After our climb, we stay up pretty high, 2-3000 feet, and our new home has rocky hills and some nearly green valleys. It is pretty hot and dry, and there are very few people. What towns we pass along 94 are hardly more than a gas station/post office store, and glimpses of some homes.

Campo is a big depot center for the Border Patrol. We see a lot of their vehicles, white with a green slash (sort of like the coast guard slash) some are pickups with tall caps on the back, a few are vans and there are a lot of jeeps in the yard. There is also a big county highway CalTran depot here. Other than that, we have a post office (and a PO box of our own) one rather dismal store, a gas station down the road, and that’s all I’ve seen so far. I love it already, we really are in the absolute middle of nowhere.

The railroad museum is a vast collection of aged steam engines, cars, a crane and absolutely everything that a railroad buff would want to collect. The museum is the end result of fundraising and collecting by a group of train besotted San Deigoans. They crank up trains on the weekend to go 10 miles up and 10 miles back. The rest of the time they are closed. The people here all the time are Bill, a volunteer RVer who works off his site, Robin a hippie Santa wannabe who runs the gift shop, also in an RV, and a lady in the farthest trailer who is the docent of the museum building. She is terrified of the fire and has left. Her trailer isn’t going anywhere, Robin’s looks like he is here permanently.

We are parked on a rise overlooking a big field, probably the campo (field in Spanish). The little depot building is to our left, and the big tin museum and even bigger machine building are away out of sight to our right. We only have to put in 10 hours a week, and have full hook up. I suspect that our presence here, watching the place is the most important part of the job. Getting my trailer in was a trick, and getting it out will not be easy, but with Darth in 4wd it will be OK.

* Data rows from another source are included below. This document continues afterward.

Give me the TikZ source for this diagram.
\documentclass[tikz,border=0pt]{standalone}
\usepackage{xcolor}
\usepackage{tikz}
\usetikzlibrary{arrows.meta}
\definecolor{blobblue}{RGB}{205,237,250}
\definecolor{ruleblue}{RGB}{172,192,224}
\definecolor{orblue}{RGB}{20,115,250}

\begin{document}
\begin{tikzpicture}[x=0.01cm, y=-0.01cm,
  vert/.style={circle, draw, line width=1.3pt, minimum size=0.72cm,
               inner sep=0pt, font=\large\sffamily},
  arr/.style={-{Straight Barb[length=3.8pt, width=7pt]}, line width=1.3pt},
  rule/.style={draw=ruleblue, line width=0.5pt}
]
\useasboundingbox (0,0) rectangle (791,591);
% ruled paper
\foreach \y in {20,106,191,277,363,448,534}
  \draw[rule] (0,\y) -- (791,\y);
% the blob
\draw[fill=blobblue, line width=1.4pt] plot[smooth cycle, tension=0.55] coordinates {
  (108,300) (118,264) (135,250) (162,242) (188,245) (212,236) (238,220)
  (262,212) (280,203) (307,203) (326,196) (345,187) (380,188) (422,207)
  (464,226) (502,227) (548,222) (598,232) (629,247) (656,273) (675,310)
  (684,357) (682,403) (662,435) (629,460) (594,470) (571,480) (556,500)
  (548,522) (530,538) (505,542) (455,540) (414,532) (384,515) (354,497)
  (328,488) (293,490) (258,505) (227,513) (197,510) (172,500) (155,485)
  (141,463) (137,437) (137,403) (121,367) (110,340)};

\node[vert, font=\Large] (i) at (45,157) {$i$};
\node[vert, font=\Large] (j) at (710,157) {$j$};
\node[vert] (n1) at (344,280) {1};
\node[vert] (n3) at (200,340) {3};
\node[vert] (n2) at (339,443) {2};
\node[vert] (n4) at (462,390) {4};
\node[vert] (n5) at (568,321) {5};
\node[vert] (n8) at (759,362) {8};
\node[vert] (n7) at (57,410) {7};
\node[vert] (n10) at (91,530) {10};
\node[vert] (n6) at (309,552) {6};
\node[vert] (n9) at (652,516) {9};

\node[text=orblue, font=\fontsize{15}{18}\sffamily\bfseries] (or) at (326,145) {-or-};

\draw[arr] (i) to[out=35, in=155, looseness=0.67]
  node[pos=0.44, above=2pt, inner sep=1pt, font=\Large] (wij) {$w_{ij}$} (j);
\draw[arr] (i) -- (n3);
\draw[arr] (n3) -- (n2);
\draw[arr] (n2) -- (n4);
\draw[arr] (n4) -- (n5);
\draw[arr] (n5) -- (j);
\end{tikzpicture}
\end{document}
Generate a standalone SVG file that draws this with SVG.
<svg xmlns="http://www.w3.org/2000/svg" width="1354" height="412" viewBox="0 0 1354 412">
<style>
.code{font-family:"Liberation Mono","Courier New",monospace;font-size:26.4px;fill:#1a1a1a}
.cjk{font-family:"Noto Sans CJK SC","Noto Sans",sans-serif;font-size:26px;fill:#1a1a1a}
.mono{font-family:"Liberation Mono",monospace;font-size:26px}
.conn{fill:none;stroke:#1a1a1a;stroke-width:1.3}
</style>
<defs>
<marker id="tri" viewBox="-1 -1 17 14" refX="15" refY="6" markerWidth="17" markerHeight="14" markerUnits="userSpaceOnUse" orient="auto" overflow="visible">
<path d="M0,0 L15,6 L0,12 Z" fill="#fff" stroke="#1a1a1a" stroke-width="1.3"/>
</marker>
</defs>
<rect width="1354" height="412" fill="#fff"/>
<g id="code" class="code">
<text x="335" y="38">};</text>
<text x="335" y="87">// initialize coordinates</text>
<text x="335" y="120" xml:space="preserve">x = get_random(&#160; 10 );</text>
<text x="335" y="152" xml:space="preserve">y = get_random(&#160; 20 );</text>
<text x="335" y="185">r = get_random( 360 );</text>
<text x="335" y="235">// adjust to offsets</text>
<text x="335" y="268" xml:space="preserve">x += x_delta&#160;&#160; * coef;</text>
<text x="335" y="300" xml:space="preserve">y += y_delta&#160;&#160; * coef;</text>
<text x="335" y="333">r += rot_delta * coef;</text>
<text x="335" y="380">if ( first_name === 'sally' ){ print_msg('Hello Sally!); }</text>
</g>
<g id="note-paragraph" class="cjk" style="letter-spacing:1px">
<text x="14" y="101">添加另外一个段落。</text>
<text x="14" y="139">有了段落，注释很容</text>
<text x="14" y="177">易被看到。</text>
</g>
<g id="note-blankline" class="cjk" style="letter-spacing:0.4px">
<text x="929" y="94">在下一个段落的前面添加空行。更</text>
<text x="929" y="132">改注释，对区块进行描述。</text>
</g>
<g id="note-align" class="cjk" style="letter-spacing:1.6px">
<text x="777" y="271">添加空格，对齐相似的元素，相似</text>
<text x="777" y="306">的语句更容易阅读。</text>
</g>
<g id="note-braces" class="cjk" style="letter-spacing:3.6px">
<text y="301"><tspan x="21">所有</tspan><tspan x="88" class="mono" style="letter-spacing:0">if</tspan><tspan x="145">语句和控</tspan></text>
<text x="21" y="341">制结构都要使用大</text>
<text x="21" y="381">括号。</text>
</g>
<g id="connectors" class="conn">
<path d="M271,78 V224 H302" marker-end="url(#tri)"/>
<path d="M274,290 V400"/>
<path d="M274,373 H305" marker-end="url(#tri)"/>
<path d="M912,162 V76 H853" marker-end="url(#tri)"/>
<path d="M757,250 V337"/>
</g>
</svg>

We drove into San Diego to do some shopping. The highway goes over rocky hills and down and back up to 4,000 feet and down again, big peaks, all stony with a minimum of bushes on them. As we get closer to town, the hills are still there, with more and more people’s houses on them, and the highway still goes down down, curving around the hills, and leaping the canyons. Then we join more freeways that braid themselves in the air and then we are at the Pacific where finally things settled down, hill wise. We go up to La Jolla, where the cliffs meet the ocean in postcard fashion. There are sea lions sleeping on the rocks, and because it is Halloween, a lot of grownups in costumes. The strangest thing is the trees and shrubs that have been planted here, Australian pines, blue gum trees, and other plants I have never seen before, tropical, exotic. Bougainvillea and plumbago are tumbling all over the place, and oleanders. At the foot of the path by the sea, masses of ice plants, elderly jasmine trees, and other plants some even flowering on Halloween. And of course palm trees of every imaginable type. I have learned that there is a native CA palm tree, and they are here.

We visit Old Town, where some of the original Spanish style buildings and some reconstructions are set in a state park, lots of restaurants and gift and craft shops, only a few interpretive buildings. We have lunch at the most famous of the restaurants, in the classic courtyard with fountains and vines and shaded by canvas strips on sticks. Lots of good places to look for Xmas presents!

Shopping is still shopping, although I do get to visit Trader Joe’s a big favorite of mine that I have not been anywhere near since I left MA. Sort of a cross between your local health food store, and your local coop store but with someone looking for serious bargains in food to pass along. They are all out of the ginger granola that I adore, but we stock up on some other treats.

Back up into the hills again to the quiet and remoteness of Campo. There are people who live here, and in the small towns and villages nearby, but it is very isolated and peaceful.